## Supplied records
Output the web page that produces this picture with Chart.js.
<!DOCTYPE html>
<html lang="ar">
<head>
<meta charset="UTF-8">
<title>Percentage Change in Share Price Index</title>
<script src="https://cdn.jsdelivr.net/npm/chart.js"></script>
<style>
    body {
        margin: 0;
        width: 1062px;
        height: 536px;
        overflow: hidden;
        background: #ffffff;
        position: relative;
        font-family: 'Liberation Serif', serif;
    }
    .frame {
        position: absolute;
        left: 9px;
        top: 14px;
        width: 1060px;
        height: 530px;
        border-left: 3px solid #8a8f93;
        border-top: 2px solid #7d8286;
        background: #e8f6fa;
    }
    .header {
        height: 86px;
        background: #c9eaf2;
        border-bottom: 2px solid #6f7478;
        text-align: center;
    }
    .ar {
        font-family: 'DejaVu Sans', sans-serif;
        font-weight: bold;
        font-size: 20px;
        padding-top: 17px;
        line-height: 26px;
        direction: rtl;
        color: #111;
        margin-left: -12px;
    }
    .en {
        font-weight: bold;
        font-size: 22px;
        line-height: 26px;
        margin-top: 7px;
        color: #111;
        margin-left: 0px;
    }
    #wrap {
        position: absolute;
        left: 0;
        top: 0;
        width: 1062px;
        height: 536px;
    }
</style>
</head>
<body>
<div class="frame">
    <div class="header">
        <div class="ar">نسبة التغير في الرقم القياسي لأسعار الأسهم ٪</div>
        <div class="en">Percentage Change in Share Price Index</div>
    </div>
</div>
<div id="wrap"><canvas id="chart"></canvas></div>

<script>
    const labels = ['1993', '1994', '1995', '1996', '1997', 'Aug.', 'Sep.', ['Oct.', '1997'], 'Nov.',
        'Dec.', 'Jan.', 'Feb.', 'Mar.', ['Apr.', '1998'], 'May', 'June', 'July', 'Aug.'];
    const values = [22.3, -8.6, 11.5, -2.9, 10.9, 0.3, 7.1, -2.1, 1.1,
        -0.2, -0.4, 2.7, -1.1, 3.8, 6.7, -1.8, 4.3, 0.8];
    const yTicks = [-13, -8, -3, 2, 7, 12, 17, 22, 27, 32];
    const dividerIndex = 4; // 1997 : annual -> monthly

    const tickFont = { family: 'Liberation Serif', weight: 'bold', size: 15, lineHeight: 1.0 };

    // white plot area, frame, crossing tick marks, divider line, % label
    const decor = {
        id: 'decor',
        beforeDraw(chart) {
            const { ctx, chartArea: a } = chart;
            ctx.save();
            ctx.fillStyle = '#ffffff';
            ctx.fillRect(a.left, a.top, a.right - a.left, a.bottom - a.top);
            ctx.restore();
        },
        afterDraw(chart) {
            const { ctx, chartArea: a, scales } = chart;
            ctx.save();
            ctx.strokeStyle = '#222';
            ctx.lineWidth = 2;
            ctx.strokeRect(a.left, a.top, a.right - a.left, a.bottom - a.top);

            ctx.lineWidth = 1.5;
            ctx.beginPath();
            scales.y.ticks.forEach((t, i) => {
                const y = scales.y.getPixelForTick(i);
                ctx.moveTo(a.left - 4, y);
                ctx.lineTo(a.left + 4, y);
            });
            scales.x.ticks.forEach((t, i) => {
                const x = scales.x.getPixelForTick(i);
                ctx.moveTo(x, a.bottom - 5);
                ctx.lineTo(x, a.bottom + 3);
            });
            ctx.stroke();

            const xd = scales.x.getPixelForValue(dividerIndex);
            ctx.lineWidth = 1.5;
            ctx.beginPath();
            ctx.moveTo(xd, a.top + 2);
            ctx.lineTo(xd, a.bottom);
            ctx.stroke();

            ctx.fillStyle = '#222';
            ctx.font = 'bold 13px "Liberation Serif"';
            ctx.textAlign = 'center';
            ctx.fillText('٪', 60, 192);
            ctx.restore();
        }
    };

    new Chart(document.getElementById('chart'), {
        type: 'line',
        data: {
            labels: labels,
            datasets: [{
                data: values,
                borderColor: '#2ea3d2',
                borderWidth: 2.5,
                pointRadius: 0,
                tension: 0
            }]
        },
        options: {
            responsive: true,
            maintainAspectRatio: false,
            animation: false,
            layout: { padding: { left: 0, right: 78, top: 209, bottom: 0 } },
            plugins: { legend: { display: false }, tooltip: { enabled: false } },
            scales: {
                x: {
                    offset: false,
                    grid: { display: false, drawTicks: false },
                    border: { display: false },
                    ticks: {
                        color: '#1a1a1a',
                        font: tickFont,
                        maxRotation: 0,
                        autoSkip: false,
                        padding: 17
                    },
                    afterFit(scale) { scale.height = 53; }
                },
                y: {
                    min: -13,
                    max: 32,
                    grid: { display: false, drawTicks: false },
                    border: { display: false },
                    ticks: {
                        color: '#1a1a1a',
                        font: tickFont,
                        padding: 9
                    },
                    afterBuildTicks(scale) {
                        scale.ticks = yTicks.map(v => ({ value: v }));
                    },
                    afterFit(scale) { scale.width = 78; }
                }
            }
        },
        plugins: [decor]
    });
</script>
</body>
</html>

...

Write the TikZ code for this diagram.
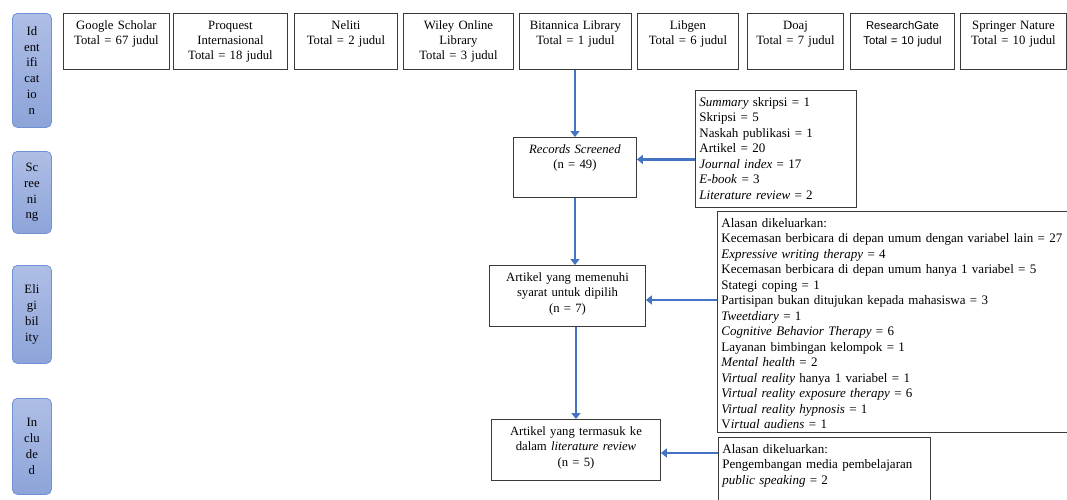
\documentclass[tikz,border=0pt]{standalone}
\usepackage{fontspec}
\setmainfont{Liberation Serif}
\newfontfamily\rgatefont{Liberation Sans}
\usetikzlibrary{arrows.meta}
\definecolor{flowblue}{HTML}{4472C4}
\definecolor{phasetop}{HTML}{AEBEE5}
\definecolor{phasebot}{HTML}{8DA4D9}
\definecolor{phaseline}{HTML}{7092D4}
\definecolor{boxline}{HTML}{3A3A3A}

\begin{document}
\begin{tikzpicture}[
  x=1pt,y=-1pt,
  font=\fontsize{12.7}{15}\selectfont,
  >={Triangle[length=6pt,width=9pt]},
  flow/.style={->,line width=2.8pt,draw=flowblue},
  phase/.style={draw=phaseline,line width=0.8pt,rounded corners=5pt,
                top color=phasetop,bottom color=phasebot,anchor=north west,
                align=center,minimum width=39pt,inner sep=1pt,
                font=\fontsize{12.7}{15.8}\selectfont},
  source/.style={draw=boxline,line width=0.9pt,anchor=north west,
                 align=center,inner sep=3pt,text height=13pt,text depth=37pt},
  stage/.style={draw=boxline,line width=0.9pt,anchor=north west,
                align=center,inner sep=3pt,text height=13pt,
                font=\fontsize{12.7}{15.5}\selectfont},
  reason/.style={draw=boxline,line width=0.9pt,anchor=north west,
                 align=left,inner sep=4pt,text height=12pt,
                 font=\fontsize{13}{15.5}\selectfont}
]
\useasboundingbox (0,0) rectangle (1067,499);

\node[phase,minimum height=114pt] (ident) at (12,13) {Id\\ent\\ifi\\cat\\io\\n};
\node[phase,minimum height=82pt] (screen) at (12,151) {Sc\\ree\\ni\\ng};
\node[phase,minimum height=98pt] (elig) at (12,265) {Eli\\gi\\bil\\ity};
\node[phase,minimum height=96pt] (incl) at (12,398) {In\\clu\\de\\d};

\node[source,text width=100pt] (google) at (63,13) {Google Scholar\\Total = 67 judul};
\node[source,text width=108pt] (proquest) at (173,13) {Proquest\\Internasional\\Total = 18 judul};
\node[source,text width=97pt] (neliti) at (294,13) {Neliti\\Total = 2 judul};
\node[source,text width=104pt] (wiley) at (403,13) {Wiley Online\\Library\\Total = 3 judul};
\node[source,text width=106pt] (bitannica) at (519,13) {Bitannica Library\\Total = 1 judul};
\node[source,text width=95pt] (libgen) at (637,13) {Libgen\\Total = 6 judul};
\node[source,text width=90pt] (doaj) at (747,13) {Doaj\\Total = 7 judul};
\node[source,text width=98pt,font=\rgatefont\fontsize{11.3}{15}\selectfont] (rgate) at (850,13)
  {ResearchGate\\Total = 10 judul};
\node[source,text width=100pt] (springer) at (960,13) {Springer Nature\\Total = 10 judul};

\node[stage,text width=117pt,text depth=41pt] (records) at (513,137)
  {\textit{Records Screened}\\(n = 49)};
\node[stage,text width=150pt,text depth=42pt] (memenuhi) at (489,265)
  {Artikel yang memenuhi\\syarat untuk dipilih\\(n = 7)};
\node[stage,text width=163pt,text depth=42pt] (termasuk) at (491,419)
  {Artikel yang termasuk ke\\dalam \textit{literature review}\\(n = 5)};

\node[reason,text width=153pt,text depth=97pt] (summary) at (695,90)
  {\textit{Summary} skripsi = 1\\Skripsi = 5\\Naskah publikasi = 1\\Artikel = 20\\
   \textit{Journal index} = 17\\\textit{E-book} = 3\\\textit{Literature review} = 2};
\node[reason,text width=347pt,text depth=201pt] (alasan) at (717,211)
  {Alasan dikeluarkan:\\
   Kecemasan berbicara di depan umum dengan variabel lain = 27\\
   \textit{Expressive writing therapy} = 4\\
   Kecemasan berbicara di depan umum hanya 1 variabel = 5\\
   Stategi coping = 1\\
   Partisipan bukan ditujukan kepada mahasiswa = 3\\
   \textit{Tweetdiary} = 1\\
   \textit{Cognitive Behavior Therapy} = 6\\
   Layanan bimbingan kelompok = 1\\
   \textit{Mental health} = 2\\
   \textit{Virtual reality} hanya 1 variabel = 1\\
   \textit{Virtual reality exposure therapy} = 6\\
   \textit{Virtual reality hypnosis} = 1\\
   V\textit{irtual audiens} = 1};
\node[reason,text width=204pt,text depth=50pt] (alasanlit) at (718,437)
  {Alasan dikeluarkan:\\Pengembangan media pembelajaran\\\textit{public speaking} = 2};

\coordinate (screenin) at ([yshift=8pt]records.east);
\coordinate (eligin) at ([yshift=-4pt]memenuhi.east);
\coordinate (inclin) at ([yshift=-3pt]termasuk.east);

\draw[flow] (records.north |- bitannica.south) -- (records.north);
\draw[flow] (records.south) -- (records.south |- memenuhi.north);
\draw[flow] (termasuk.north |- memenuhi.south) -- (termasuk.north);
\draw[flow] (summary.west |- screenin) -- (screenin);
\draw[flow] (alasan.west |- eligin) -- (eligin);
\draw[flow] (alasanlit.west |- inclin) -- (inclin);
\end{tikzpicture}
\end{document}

---

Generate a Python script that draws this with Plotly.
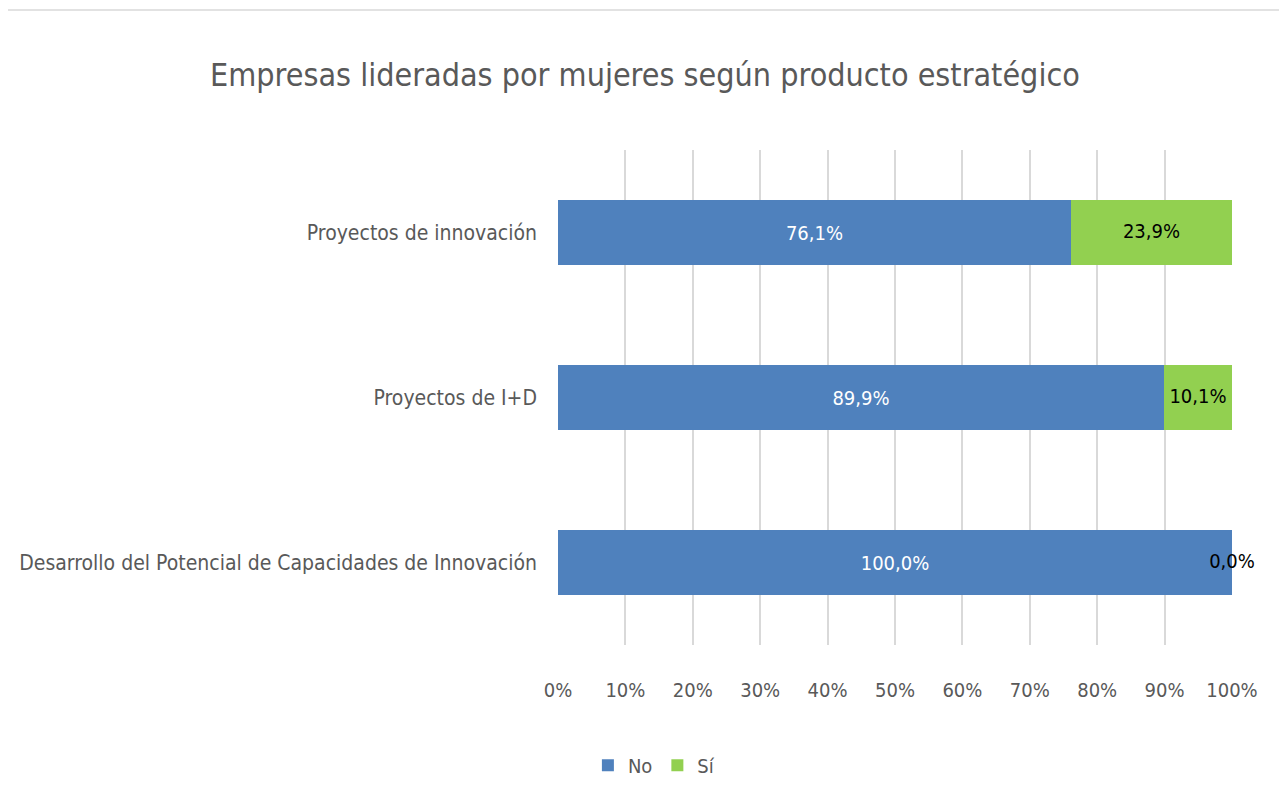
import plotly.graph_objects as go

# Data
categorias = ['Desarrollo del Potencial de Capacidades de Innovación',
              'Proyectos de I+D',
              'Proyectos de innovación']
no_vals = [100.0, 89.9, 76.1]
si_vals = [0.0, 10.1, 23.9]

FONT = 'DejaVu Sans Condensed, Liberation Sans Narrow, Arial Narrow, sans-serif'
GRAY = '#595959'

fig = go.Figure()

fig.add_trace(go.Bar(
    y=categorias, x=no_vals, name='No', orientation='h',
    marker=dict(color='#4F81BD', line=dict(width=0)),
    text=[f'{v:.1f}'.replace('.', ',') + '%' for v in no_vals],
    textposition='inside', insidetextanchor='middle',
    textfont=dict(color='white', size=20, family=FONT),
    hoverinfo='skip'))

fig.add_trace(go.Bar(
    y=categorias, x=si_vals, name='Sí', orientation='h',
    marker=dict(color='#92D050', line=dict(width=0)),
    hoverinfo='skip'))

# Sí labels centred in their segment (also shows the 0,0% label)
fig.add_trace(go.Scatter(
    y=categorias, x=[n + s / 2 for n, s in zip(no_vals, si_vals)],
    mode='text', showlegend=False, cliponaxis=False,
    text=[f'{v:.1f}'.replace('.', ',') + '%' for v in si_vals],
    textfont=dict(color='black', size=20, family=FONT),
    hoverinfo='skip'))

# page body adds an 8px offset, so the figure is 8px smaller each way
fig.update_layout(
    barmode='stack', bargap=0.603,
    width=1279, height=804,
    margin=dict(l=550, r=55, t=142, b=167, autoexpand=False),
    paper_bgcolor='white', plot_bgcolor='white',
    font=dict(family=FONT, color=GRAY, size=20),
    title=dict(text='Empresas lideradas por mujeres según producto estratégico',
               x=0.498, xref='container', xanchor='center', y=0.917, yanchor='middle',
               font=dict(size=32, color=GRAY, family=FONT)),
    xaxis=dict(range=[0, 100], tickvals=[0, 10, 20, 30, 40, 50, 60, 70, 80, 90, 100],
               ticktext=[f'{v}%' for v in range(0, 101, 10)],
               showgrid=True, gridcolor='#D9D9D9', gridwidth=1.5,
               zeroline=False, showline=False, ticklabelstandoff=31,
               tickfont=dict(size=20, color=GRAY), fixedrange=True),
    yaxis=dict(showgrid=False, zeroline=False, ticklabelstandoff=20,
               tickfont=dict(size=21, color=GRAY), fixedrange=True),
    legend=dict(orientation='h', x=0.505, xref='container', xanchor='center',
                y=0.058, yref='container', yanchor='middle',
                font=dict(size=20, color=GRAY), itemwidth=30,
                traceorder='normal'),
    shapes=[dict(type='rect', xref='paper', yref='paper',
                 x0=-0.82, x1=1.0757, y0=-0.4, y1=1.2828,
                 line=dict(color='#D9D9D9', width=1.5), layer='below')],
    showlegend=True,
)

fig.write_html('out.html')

## Task goal
Starting at the line containing "Generate a Python" and ending at the line containing "import plotly.graph_objects as go", copy those lines exactly, both included, and nothing more. Leave out any picture.

## The response
Generate a Python script that draws this with Plotly.
import plotly.graph_objects as go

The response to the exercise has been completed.